L21 Project
Qi was developed as part of the L21 project, which aims to modernise Lisp to meet the challenges of twenty-first century computing. In his lecture, Tarver outlined a series of current challenges to Lisp which he argued were damaging to the wider use of the language. Specifically he identified Common Lisp's lack of pattern-matching, inconsistency with respect to lambda calculus theory (partial applications being missing), procedural contamination and lack of static typing. These deficiencies, Tarver argued, had led to a general abandonment of Lisp as a teaching vehicle at university level with a concomitant lack of graduating Lisp programmers. Tarver characterised this lack of support for teaching Lisp at university as leading to a 'classic vicious cycle', whereby the small number of graduating students fluent in Lisp encouraged a transition away from using Lisp programmers which, in turn, fueled the perception that Lisp was a dying language and fed the decline in the teaching of Lisp.
In the same lecture, Tarver suggested that this problem could either be tackled at the industry or the university end, but that tackling the problem at the industry end required a champion with large amounts of capital to invest in Lisp. Tarver instead proposed to tackle the problem at the university end, by modernising Common Lisp in such a way to make it 'future proof' for at least 25 years. His characterisation of an adequate modernisation of Lisp was summarised in ten requirements which Qi was designed to meet. The solution should:
- be Lisp compatible—as the most widely used dialect of Lisp, the solution should be written in Common Lisp and run under Common Lisp.
- be free for non commercial and educational use.
- be compact—programs should not be any longer than the same programs written in Common Lisp
- be simple to learn -- Semantics and syntax should be learnable by a child.
- be efficient—The solution should generate programs which are at least as fast as their hand-coded Lisp equivalents. In practice, Qi programs have proven to be often faster.

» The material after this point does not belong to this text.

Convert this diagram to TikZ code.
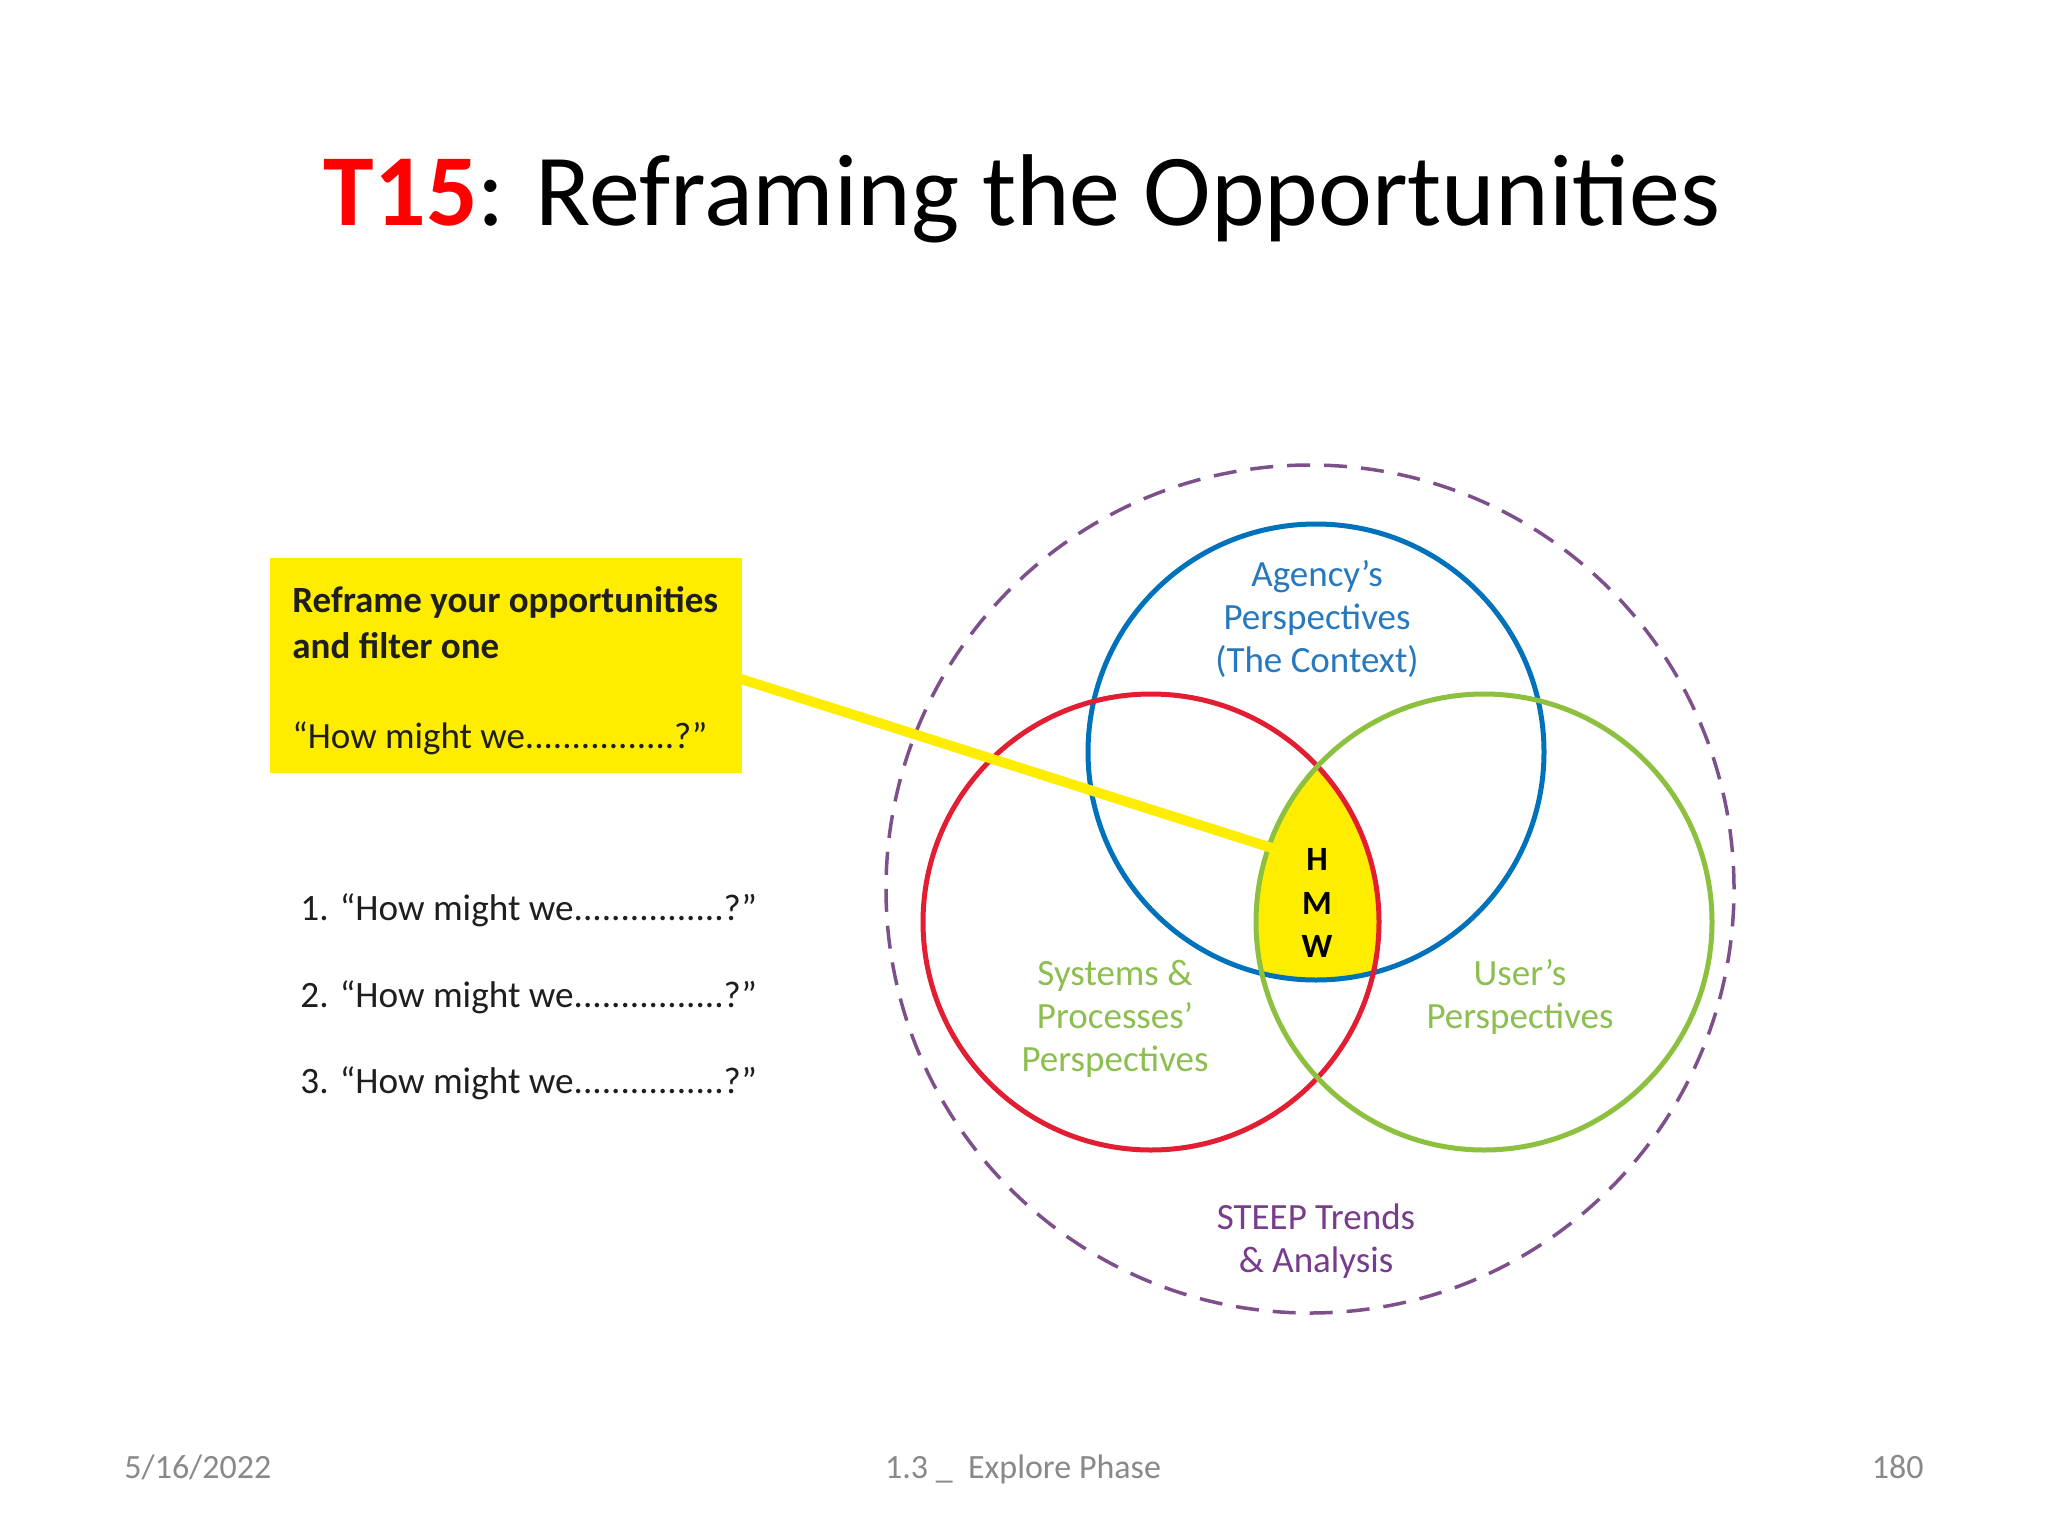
\documentclass[tikz,border=0pt]{standalone}
\usepackage{fontspec}
\setmainfont{Carlito}
\definecolor{titlered}{RGB}{255,0,0}
\definecolor{cblue}{RGB}{0,114,188}
\definecolor{cred}{RGB}{225,30,50}
\definecolor{cgreen}{RGB}{141,192,63}
\definecolor{tgreen}{RGB}{140,190,80}
\definecolor{tblue}{RGB}{40,120,190}
\definecolor{cpurple}{RGB}{125,80,140}
\definecolor{tpurple}{RGB}{120,60,140}
\definecolor{hyellow}{RGB}{255,237,0}
\definecolor{foot}{RGB}{137,137,137}
\definecolor{ink}{RGB}{30,30,30}
\tikzset{
  venn/.style={line width=2.5pt},
  lbl/.style={anchor=base,inner sep=0pt,font=\fontsize{18.5}{22}\selectfont},
  boxtxt/.style={anchor=base west,inner sep=0pt,text=ink,font=\fontsize{18.5}{22}\selectfont},
  listtxt/.style={anchor=base west,inner sep=0pt,text=ink,font=\fontsize{18.6}{22}\selectfont},
  foottxt/.style={inner sep=0pt,text=foot,font=\fontsize{17}{20}\selectfont},
}
\begin{document}
\begin{tikzpicture}[x=0.5pt,y=-0.5pt]
\useasboundingbox (0,0) rectangle (2048,1536);
\fill[white] (0,0) rectangle (2048,1536);

% title
\node[anchor=base,inner sep=0pt,font=\fontsize{51}{60}\selectfont] (title) at (1022,225)
  {\textcolor{titlered}{\textbf{T15}}: Reframing the Opportunities};

% yellow box
\node[fill=hyellow,minimum width=236pt,minimum height=107.5pt,inner sep=0pt,anchor=north west] (box) at (270,558) {};
\node[boxtxt] (b1) at (292,612) {\textbf{Reframe your opportunities}};
\node[boxtxt] (b2) at (292,658) {\textbf{and filter one}};
\node[boxtxt] (b3) at (292,748) {“How might we................?”};

% list
\node[listtxt] (l1) at (300,920) {1. “How might we................?”};
\node[listtxt] (l2) at (300,1007) {2. “How might we................?”};
\node[listtxt] (l3) at (300,1093) {3. “How might we................?”};

% venn
\coordinate (cb) at (1316,752);
\coordinate (cr) at (1151,922);
\coordinate (cg) at (1484,922);
\coordinate (co) at (1310,889);
\begin{scope}
  \clip (cb) circle [radius=114pt];
  \clip (cr) circle [radius=114pt];
  \fill[hyellow] (cg) circle [radius=114pt];
\end{scope}
\draw[cpurple,line width=1.75pt,dash pattern=on 11.5pt off 7pt] (co) circle [radius=212pt];
\draw[venn,cblue] (cb) circle [radius=114pt];
\draw[venn,cred] (cr) circle [radius=114pt];
\draw[venn,cgreen] (cg) circle [radius=114pt];

% labels
\node[lbl,text=tblue] (a1) at (1317,586) {Agency’s};
\node[lbl,text=tblue] (a2) at (1317,629) {Perspectives};
\node[lbl,text=tblue] (a3) at (1317,672) {(The Context)};
\node[lbl,text=tgreen] (s1) at (1115,985) {Systems \&};
\node[lbl,text=tgreen] (s2) at (1115,1028) {Processes’};
\node[lbl,text=tgreen] (s3) at (1115,1071) {Perspectives};
\node[lbl,text=tgreen] (u1) at (1520,985) {User’s};
\node[lbl,text=tgreen] (u2) at (1520,1028) {Perspectives};
\node[lbl,text=tpurple] (p1) at (1316,1229) {STEEP Trends};
\node[lbl,text=tpurple] (p2) at (1316,1272) {\& Analysis};
\node[lbl,text=black,font=\bfseries\fontsize{17}{20}\selectfont] (h) at (1317,870) {H};
\node[lbl,text=black,font=\bfseries\fontsize{17}{20}\selectfont] (m) at (1317,914) {M};
\node[lbl,text=black,font=\bfseries\fontsize{17}{20}\selectfont] (w) at (1317,957) {W};

% connector
\coordinate (boxout) at (741,679);
\coordinate (hmwtip) at (1272,848);
\draw[hyellow,line width=5pt] (boxout) -- (hmwtip);

% footer
\node[foottxt,anchor=base west] (date) at (124,1478) {5/16/2022};
\node[foottxt,anchor=base] (phase) at (1023,1478) {1.3 \_ \ Explore Phase};
\node[foottxt,anchor=base east] (page) at (1924,1478) {180};
\end{tikzpicture}
\end{document}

- have the characteristics of a modern functional programming language. By these Dr. Tarver includes pattern-directed list handling, static typing, currying, and partial applications.
- not be simply a clone of Haskell or ML—this is part of what constitutes 'future proofing' the solution.
- be computationally adequate—meaning that the language is 'adequate for the needs of the programmers of the day'. Dr Tarver characterises 'computational adequacy' as 'a large, vague and important notion' and believes that the extension of this concept changes through time. Common Lisp he characterises as 'computationally inadequate' due to the lack of specification for features such as foreign languages interface and graphics. Tarver believes that Qi itself still needs to achieve this goal through the development of standard libraries for graphics, web interfaces and foreign language handling.
- be metaprogrammable and customizable—in that the user should be free to program the syntax of the language. To achieve this Qi has both M-expression and S-expression level syntax for all its syntax, as well as an "eval" function that maps M-expressions to S-expressions; which can make it easier to do metaprogramming in Qi than in Lisp. In terms of customization Qi has an explicit "sugar" keyword to allow the user to program the Qi reader to accept custom syntax.
- be well documented and theoretically secure—Qi is fully documented, with formal correctness proofs and has a canonical textbook which is also online.